The National Republican Redistricting Trust said it will raise $35 million over the next three years so that it can fight future redistricting battles. It is designed as a counterweight to an organization headed by former Attorney General Eric Holder and backed by former President Barack Obama.
Republicans have used their control of a majority of statehouses to fashion boundaries that favor their candidates. The GOP claimed more than 55 percent of the seats in the House in the last election even though they edged Democratic candidates by just 1 percentage point in total votes.
Guy Harrison, senior adviser for the new group, said Democrats want to blame redistricting for that difference, but he views it differently.
“You will notice how many Republicans are sitting in districts that Clinton won, districts that Obama won. Yet we still win those districts. That is not a cause of redistricting,” said Harrison, a former executive director at the National Republican Congressional Committee. “That is a cause of us having quality candidates that can win the unique circumstances of those districts.”
One difference with the Democratic-leaning group is that the GOP organization will focus on advising Republicans on using data and the law to shape districts, rather than spending money on individual candidates. One priority will be ensuring that a city that tends to vote Democratic remains in a single district and its voters are not divided among several districts.
The Republican stranglehold on power in Washington after the November elections has sparked a resurgence of Democratic interest in state and local elections.

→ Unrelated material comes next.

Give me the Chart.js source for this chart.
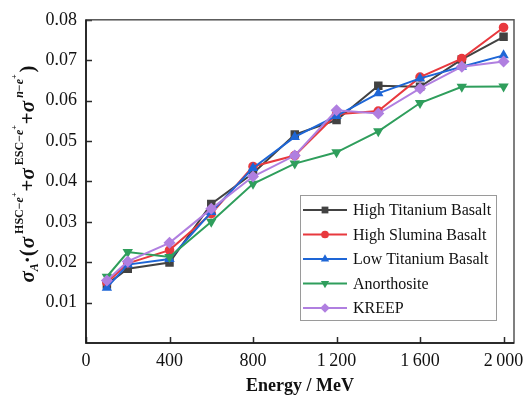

Holder’s organization aims to marshal the resources of the former president, liberal advocacy groups, the Democratic Governors Association and the Democratic Legislative Campaign Committee in gaining the power to recraft often creatively drawn districts in a manner that benefits their party.
Harrison said the Republican group plans to be active in Democratic-leaning states where he said large cities and counties are split up to help Democrats elsewhere in the state. He cited Chicago and Baltimore as examples and said “we believe the right way to do it to make sure one portion of the state is not running the rest of the state.”
“It’s amazing how much they had to carve up Baltimore to make sure they reduced the Republican congressional district down by one,” Harrison said.
He said the group would actively explore where it can legally challenge such moves. “One of things we failed to do last cycle was go on offense in some of these states,” he said.